Mardi 19 mars 2024

Société

Térence Mushano emprisonné pour une interview ratée à Iwacu ?

12/07/2020 Commentaires fermés sur Térence Mushano emprisonné pour une interview ratée à Iwacu ?
Térence Mushano emprisonné pour une interview ratée à Iwacu ?
Térence Mushano : « L’histoire nous jugera »

Abattu, dépité, Térence Mushano, syndicaliste à la Sobugea (Société burundaise de gestion des entrepôts et d’assistance des avions en escale) et porte-parole de l’association AC Génocide est depuis vendredi 11 juillet 2020 dans les cachots de la police judiciaire à Bwiza.

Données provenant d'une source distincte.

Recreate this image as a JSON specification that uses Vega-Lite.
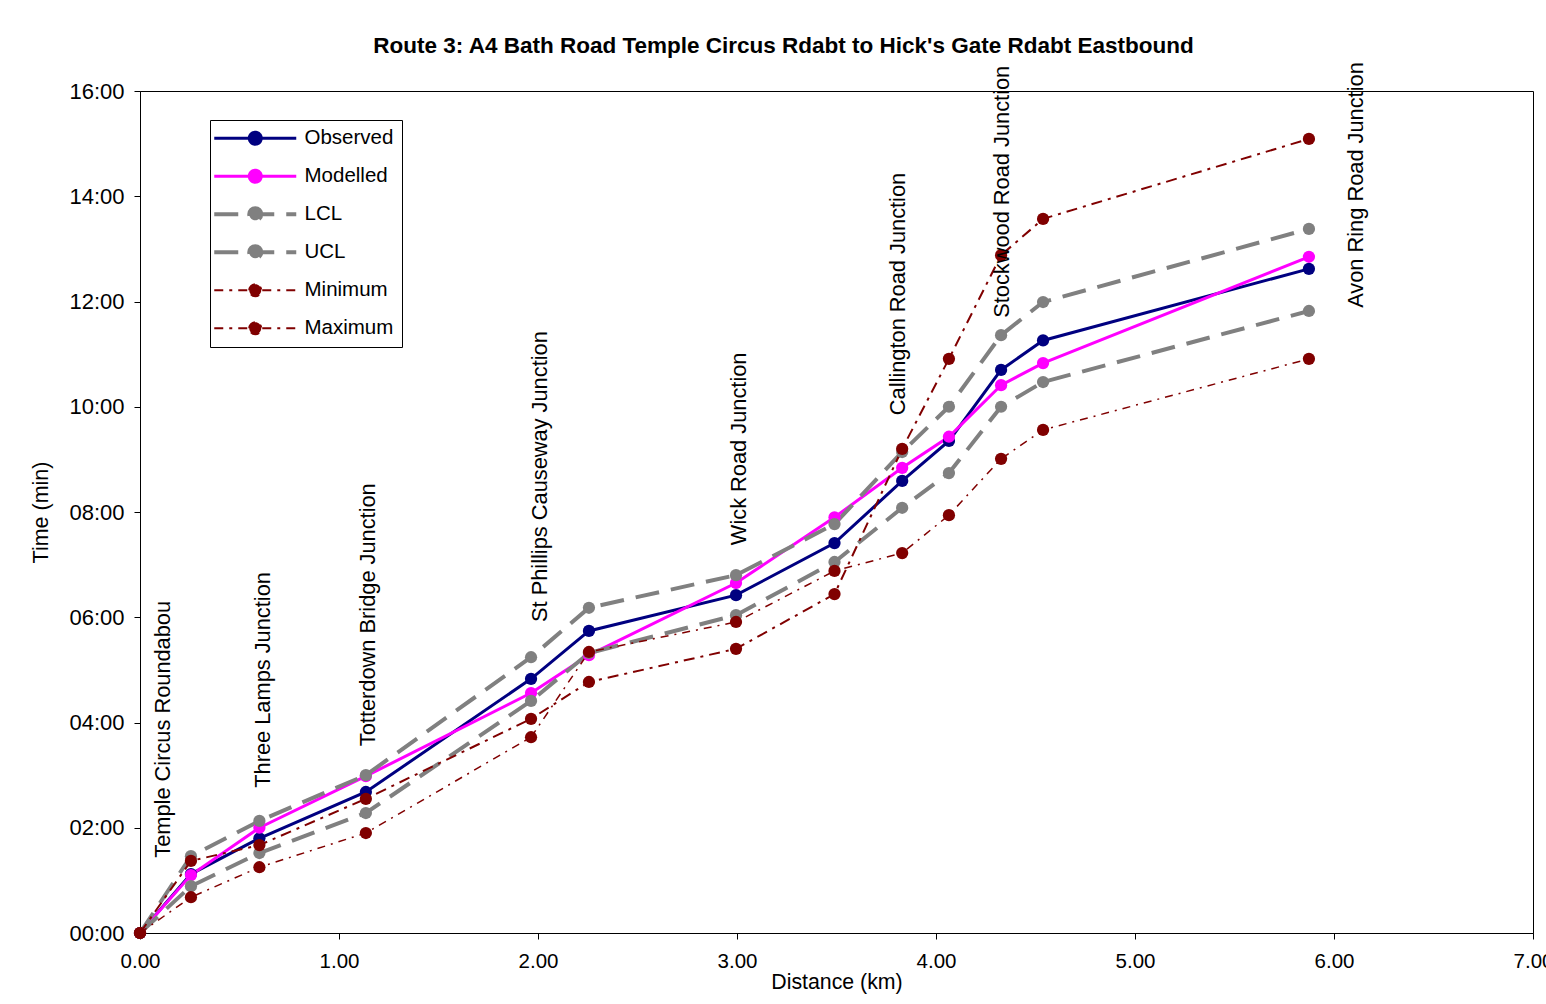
{
  "$schema": "https://vega.github.io/schema/vega-lite/v6.json",
  "width": 1393,
  "height": 842,
  "autosize": {"type": "none"},
  "padding": {"left": 140, "top": 91, "right": 13, "bottom": 71},
  "background": "white",
  "config": {"view": {"stroke": "black", "strokeWidth": 1}, "font": "Liberation Sans"},
  "title": {
    "text": "Route 3: A4 Bath Road Temple Circus Rdabt to Hick's Gate Rdabt Eastbound",
    "fontSize": 22.5, "fontWeight": "bold", "font": "Liberation Sans", "color": "black",
    "anchor": "middle", "frame": "group", "offset": 5, "dx": -53
  },
  "datasets": {
    "series": [
      {"series": "Observed", "distance": 0, "time": 0},
      {"series": "Observed", "distance": 0.256, "time": 1.12},
      {"series": "Observed", "distance": 0.6, "time": 1.80},
      {"series": "Observed", "distance": 1.135, "time": 2.68},
      {"series": "Observed", "distance": 1.965, "time": 4.83},
      {"series": "Observed", "distance": 2.256, "time": 5.74},
      {"series": "Observed", "distance": 2.995, "time": 6.42},
      {"series": "Observed", "distance": 3.49, "time": 7.41},
      {"series": "Observed", "distance": 3.83, "time": 8.59},
      {"series": "Observed", "distance": 4.065, "time": 9.35},
      {"series": "Observed", "distance": 4.327, "time": 10.70},
      {"series": "Observed", "distance": 4.538, "time": 11.26},
      {"series": "Observed", "distance": 5.874, "time": 12.62},
      {"series": "Modelled", "distance": 0, "time": 0},
      {"series": "Modelled", "distance": 0.256, "time": 1.10},
      {"series": "Modelled", "distance": 0.6, "time": 2.00},
      {"series": "Modelled", "distance": 1.135, "time": 2.98},
      {"series": "Modelled", "distance": 1.965, "time": 4.56},
      {"series": "Modelled", "distance": 2.256, "time": 5.28},
      {"series": "Modelled", "distance": 2.995, "time": 6.65},
      {"series": "Modelled", "distance": 3.49, "time": 7.90},
      {"series": "Modelled", "distance": 3.83, "time": 8.84},
      {"series": "Modelled", "distance": 4.065, "time": 9.43},
      {"series": "Modelled", "distance": 4.327, "time": 10.41},
      {"series": "Modelled", "distance": 4.538, "time": 10.83},
      {"series": "Modelled", "distance": 5.874, "time": 12.85},
      {"series": "LCL", "distance": 0, "time": 0},
      {"series": "LCL", "distance": 0.256, "time": 0.89},
      {"series": "LCL", "distance": 0.6, "time": 1.52},
      {"series": "LCL", "distance": 1.135, "time": 2.28},
      {"series": "LCL", "distance": 1.965, "time": 4.41},
      {"series": "LCL", "distance": 2.256, "time": 5.32},
      {"series": "LCL", "distance": 2.995, "time": 6.04},
      {"series": "LCL", "distance": 3.49, "time": 7.05},
      {"series": "LCL", "distance": 3.83, "time": 8.08},
      {"series": "LCL", "distance": 4.065, "time": 8.74},
      {"series": "LCL", "distance": 4.327, "time": 10.00},
      {"series": "LCL", "distance": 4.538, "time": 10.47},
      {"series": "LCL", "distance": 5.874, "time": 11.82},
      {"series": "UCL", "distance": 0, "time": 0},
      {"series": "UCL", "distance": 0.256, "time": 1.46},
      {"series": "UCL", "distance": 0.6, "time": 2.13},
      {"series": "UCL", "distance": 1.135, "time": 3.00},
      {"series": "UCL", "distance": 1.965, "time": 5.24},
      {"series": "UCL", "distance": 2.256, "time": 6.18},
      {"series": "UCL", "distance": 2.995, "time": 6.80},
      {"series": "UCL", "distance": 3.49, "time": 7.77},
      {"series": "UCL", "distance": 3.83, "time": 9.14},
      {"series": "UCL", "distance": 4.065, "time": 10.00},
      {"series": "UCL", "distance": 4.327, "time": 11.36},
      {"series": "UCL", "distance": 4.538, "time": 11.99},
      {"series": "UCL", "distance": 5.874, "time": 13.38},
      {"series": "Minimum", "distance": 0, "time": 0},
      {"series": "Minimum", "distance": 0.256, "time": 0.68},
      {"series": "Minimum", "distance": 0.6, "time": 1.25},
      {"series": "Minimum", "distance": 1.135, "time": 1.90},
      {"series": "Minimum", "distance": 1.965, "time": 3.72},
      {"series": "Minimum", "distance": 2.256, "time": 5.34},
      {"series": "Minimum", "distance": 2.995, "time": 5.91},
      {"series": "Minimum", "distance": 3.49, "time": 6.88},
      {"series": "Minimum", "distance": 3.83, "time": 7.22},
      {"series": "Minimum", "distance": 4.065, "time": 7.94},
      {"series": "Minimum", "distance": 4.327, "time": 9.01},
      {"series": "Minimum", "distance": 4.538, "time": 9.56},
      {"series": "Minimum", "distance": 5.874, "time": 10.91},
      {"series": "Maximum", "distance": 0, "time": 0},
      {"series": "Maximum", "distance": 0.256, "time": 1.37},
      {"series": "Maximum", "distance": 0.6, "time": 1.67},
      {"series": "Maximum", "distance": 1.135, "time": 2.55},
      {"series": "Maximum", "distance": 1.965, "time": 4.07},
      {"series": "Maximum", "distance": 2.256, "time": 4.77},
      {"series": "Maximum", "distance": 2.995, "time": 5.40},
      {"series": "Maximum", "distance": 3.49, "time": 6.44},
      {"series": "Maximum", "distance": 3.83, "time": 9.20},
      {"series": "Maximum", "distance": 4.065, "time": 10.91},
      {"series": "Maximum", "distance": 4.327, "time": 12.88},
      {"series": "Maximum", "distance": 4.538, "time": 13.57},
      {"series": "Maximum", "distance": 5.874, "time": 15.09}
    ],
    "junctions": [
      {"label": "Temple Circus Roundabou", "distance": 0.116, "time": 1.43},
      {"label": "Three Lamps Junction", "distance": 0.618, "time": 2.76},
      {"label": "Totterdown Bridge Junction", "distance": 1.146, "time": 3.55},
      {"label": "St Phillips Causeway Junction", "distance": 2.01, "time": 5.91},
      {"label": "Wick Road Junction", "distance": 3.01, "time": 7.37},
      {"label": "Callington Road Junction", "distance": 3.81, "time": 9.84},
      {"label": "Stockwood Road Junction", "distance": 4.33, "time": 11.69},
      {"label": "Avon Ring Road Junction", "distance": 6.11, "time": 11.88}
    ]
  },
  "encoding": {
    "x": {
      "field": "distance", "type": "quantitative",
      "scale": {"domain": [0, 7], "nice": false, "zero": false},
      "axis": {
        "title": "Distance (km)", "values": [0, 1, 2, 3, 4, 5, 6, 7], "format": ".2f",
        "grid": false, "tickSize": 6, "labelFontSize": 20.5, "titleFontSize": 21.3,
        "titleFontWeight": "normal", "labelPadding": 12, "titlePadding": 0,
        "domainColor": "black", "tickColor": "black", "labelColor": "black", "titleColor": "black",
        "labelFont": "Liberation Sans", "titleFont": "Liberation Sans", "labelFlush": false
      }
    },
    "y": {
      "field": "time", "type": "quantitative",
      "scale": {"domain": [0, 16], "nice": false},
      "axis": {
        "title": "Time (min)", "values": [0, 2, 4, 6, 8, 10, 12, 14, 16],
        "labelExpr": "(datum.value < 10 ? '0' : '') + datum.value + ':00'",
        "grid": false, "tickSize": 6, "labelFontSize": 22, "titleFontSize": 21.5,
        "titleFontWeight": "normal", "labelPadding": 10, "titlePadding": 16,
        "domainColor": "black", "tickColor": "black", "labelColor": "black", "titleColor": "black",
        "labelFont": "Liberation Sans", "titleFont": "Liberation Sans"
      }
    },
    "color": {
      "field": "series", "type": "nominal",
      "scale": {
        "domain": ["Observed", "Modelled", "LCL", "UCL", "Minimum", "Maximum"],
        "range": ["#000080", "#FF00FF", "#808080", "#808080", "#800000", "#800000"]
      },
      "legend": {
        "title": null, "orient": "none", "legendX": 70, "legendY": 29,
        "strokeColor": "black", "fillColor": "white", "padding": 8,
        "symbolType": "M-4.1,0H4.1M-0.6,0A0.6,0.6 0 1,1 0.6,0A0.6,0.6 0 1,1 -0.6,0Z",
        "symbolSize": 400, "symbolOffset": 27, "labelOffset": 39,
        "labelFontSize": 20.5, "labelFont": "Liberation Sans", "labelColor": "black",
        "rowPadding": 9, "gridAlign": "all", "symbolStrokeWidth": 3,
        "encode": {
          "symbols": {
            "update": {
              "fill": {"signal": "scale('color', datum.value)"},
              "stroke": {"signal": "scale('color', datum.value)"},
              "strokeDash": {"signal": "(datum.value == 'LCL' || datum.value == 'UCL') ? [24, 12] : ((datum.value == 'Minimum' || datum.value == 'Maximum') ? [9, 6, 3, 6] : [1, 0])"},
              "strokeWidth": {"signal": "(datum.value == 'LCL' || datum.value == 'UCL') ? 4 : ((datum.value == 'Minimum' || datum.value == 'Maximum') ? 2 : 3)"},
              "opacity": {"value": 1}
            }
          }
        }
      }
    }
  },
  "layer": [
    {
      "data": {"name": "series"},
      "transform": [{"filter": {"field": "series", "oneOf": ["Observed", "Modelled"]}}],
      "mark": {"type": "line", "strokeWidth": 3},
      "encoding": {"detail": {"field": "series"}}
    },
    {
      "data": {"name": "series"},
      "transform": [{"filter": {"field": "series", "oneOf": ["LCL", "UCL"]}}],
      "mark": {"type": "line", "strokeWidth": 4, "strokeDash": [24, 12]},
      "encoding": {"detail": {"field": "series"}}
    },
    {
      "data": {"name": "series"},
      "transform": [{"filter": {"field": "series", "equal": "Minimum"}}],
      "mark": {"type": "line", "strokeWidth": 1.5, "strokeDash": [8, 6, 2, 6]},
      "encoding": {"detail": {"field": "series"}}
    },
    {
      "data": {"name": "series"},
      "transform": [{"filter": {"field": "series", "equal": "Maximum"}}],
      "mark": {"type": "line", "strokeWidth": 2, "strokeDash": [11, 6, 3, 6]},
      "encoding": {"detail": {"field": "series"}}
    },
    {
      "data": {"name": "series"},
      "mark": {"type": "point", "filled": true, "shape": "circle", "size": 150, "opacity": 1}
    },
    {
      "data": {"name": "junctions"},
      "mark": {"type": "text", "angle": 270, "align": "left", "baseline": "middle", "fontSize": 21.8, "font": "Liberation Sans"},
      "encoding": {
        "text": {"field": "label"},
        "color": {"value": "black"}
      }
    }
  ]
}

Il est officiellement poursuivi pour ’’atteinte à la sécurité publique’’ suite à une interview accordée aux journalistes d’Iwacu dans le parking de l’aéroport international Melchior Ndadaye. Une interview bâclée, interrompue, les images seront d’ailleurs confisquées.

Je fais partie de l’équipe des trois reporters d’Iwacu envoyés pour recueillir son avis sur le travail de la CVR (Commission Vérité et Réconciliation) et arrêtés en même temps que lui par les policiers assurant la sécurité à l’aéroport de Bujumbura.

Ce syndicaliste et activisté de la société civile n’aura pas notre chance car nous serons relâchés au bout d’un interrogatoire et d’une privation de liberté de trois heures. Mushano sera conduit au cachot.

Ce samedi, je décide d’aller lui rendre visite, histoire d’avoir de ses nouvelles. Quand je dis aux policiers de garde que je viens voir Térence Mushano, certains me confient que ses amis d’infortune ont veillé sur lui toute la nuit. « Il se tordait de douleurs et il n’a pas fermé l’œil suite aux complications dues à ses maladies chroniques ».

Quand je l’aperçois à travers des bars de fer, je comprends vite qu’il est mal en point. Il porte un jeans bleu et un T-Shirt vert citron. Ses épaules sont plus voutées que jamais. Il marche d’un pas lourd et approche le grillage.

Surprise, malgré sa santé fragile, ce sont ses éclats de rires habituels qui m’accueillent : « Bienvenue jeune homme dans mon monde où des innocents, des rescapés et des braves sont assimilés aux assassins, côtoient des bandits, des violeurs ».

A ces mots, je reste bouche bée ne sachant quoi répondre mais ses éclats de rire contagieux m’envahissent et je finis par rire,…jaune. Il prend toujours la vie du bon côté. J’ai des larmes dans ma voix quand on commence à échanger. Je m’efforce de tout dissimuler mais je n’y parviens pas.

Je ne comprends pas comment un vieux comme lui, fragile, vulnérable, terrassé par ses maladies, s’arrange pour garder le moral, répondre avec humour, le sourire aux lèvres.

Quand il arrive dans la salle d’attente du cachot, il me fixe dans les yeux et me parle longuement : « Durant ma jeunesse, j’ai toujours lutté pour un Burundi sans injustice sociale, c’est ce qui m’a poussé à être très actif dans le syndicalisme et les employés de la Sobugea sont témoins ».

Il poursuit son récit : « Si aujourd’hui, cette société reste debout, c’est grâce à la solidarité des syndicalistes qui n’ont pas voulu baisser la garde face aux problèmes qui minent cette société, maintenant je ne suis plus à la tête de ce syndicat, il m’a pris toute ma jeunesse, mes forces. Mais je me réjouis, la relève est assurée par un brave type, intelligent et d’ethnie différente de la mienne».

Mais je lui dis que cela n’a rien à voir avec l’objet de l’interview d’ailleurs ratée. Là, le ton change : « Je suis victime de mes opinions, l’association AC Génocide dont je suis le porte-parole est une association des victimes de la minorité tutsi. C’est une organisation mal aimée, dont personne ne veut entendre parler. Aujourd’hui, les commémorations se font à deux vitesses, seules certaines victimes sont privilégiées. C’est comme si les malheurs et les souffrances des autres, ne comptent pas, n’ont jamais existé. Je crois que c’est la cause principale de mon incarcération ».

Le policier de garde qui tend discrètement l’oreille semble énervé et me fait signe que la visite est terminée. Je n’insiste pas. « Rentre chez toi mon garçon et laisse-moi dans les ténèbres, j’allais prendre ma retraite au mois de décembre peut être que je n’aurais pas cette chance de survivre mais seule l’histoire nous jugera », lance-t-il avant de me dire au revoir.

Quand je quitte les lieux, j’essaie de marcher délicatement sur les rues pavées de la zone Bwiza, pour ne pas trébucher, car l’esprit semble ailleurs. Les paroles de Mushano résonnent encore et encore dans ma tête.